Teams that do this on day one never hit the customer 20-30 cliff. Teams that don't eventually audit every retrieval path in their codebase.

Retrieval-Layer Security Remains Unsolved

I want to end with the honest acknowledgment that one piece of this puzzle remains open.

Semantic search is approximate by nature. When you query a vector index with metadata filters, those filters operate on structured metadata alongside the approximate nearest-neighbor search. In well-instrumented systems with construction-time enforcement, this works reliably for the paths you control.
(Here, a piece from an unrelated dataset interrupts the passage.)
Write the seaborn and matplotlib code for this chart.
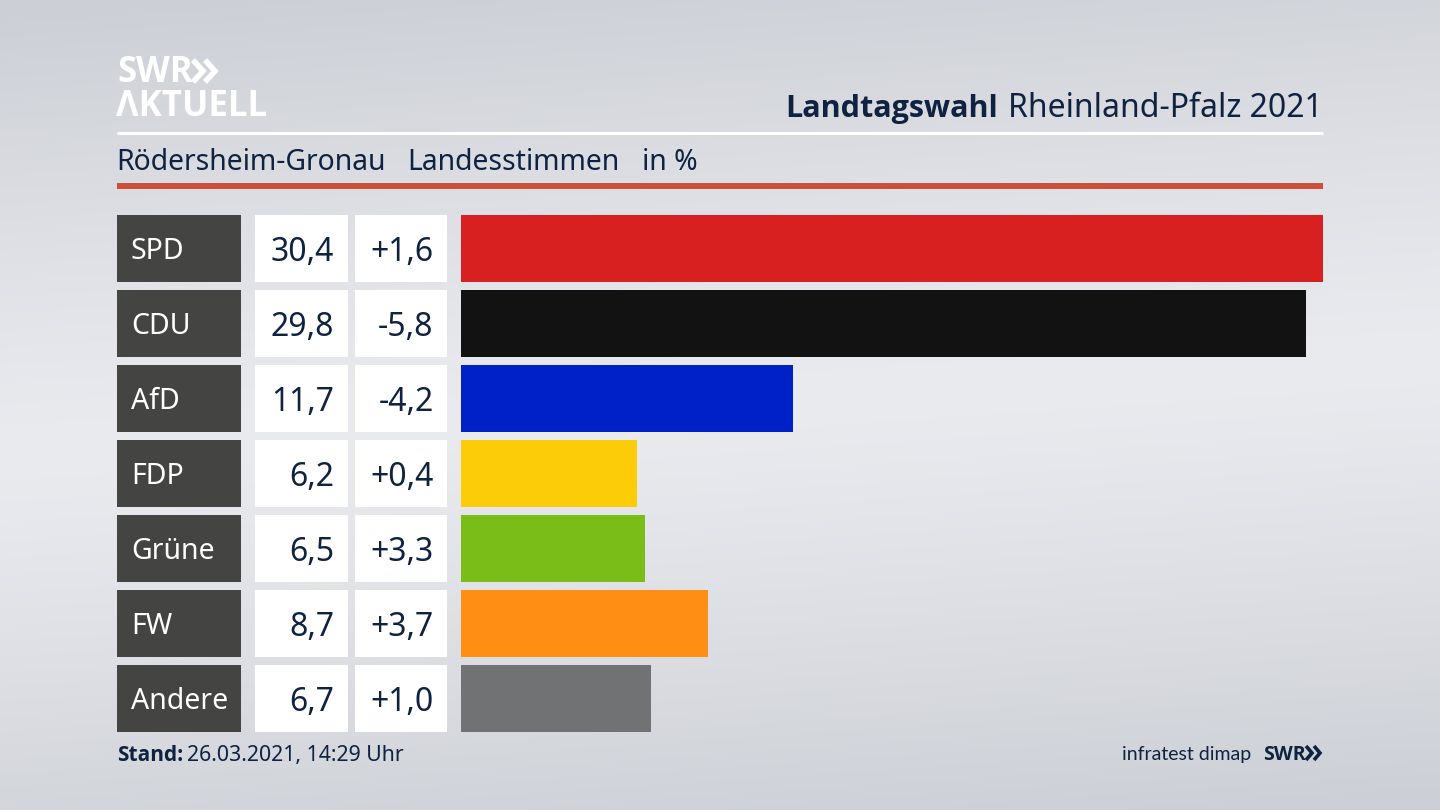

But the probabilistic nature of semantic retrieval means that a sufficiently subtle metadata gap (in a custom tool, a third-party integration, a retrieval chain you didn't write) can leak cross-tenant fragments without any hard failure.

Separate vector indexes per tenant — the Silo model — provide the highest-assurance defense, but that's an expensive guarantee for platforms at scale. Shared indexes with metadata filtering work well in practice but offer logical, not cryptographic, partition guarantees. No major vector database currently provides cryptographic isolation within a shared index. Until they do, the Silo model remains the only absolute defense for regulated industries.

For most teams, the practical answer is Bridge with SDK enforcement: Silo your regulated tenants, Pool the rest with construction-time scoping, and build monitoring that alerts on cross-tenant retrieval anomalies. That gets you most of the way. The remaining gap is an open infrastructure problem, and whoever solves it will define the next generation of vector database architecture.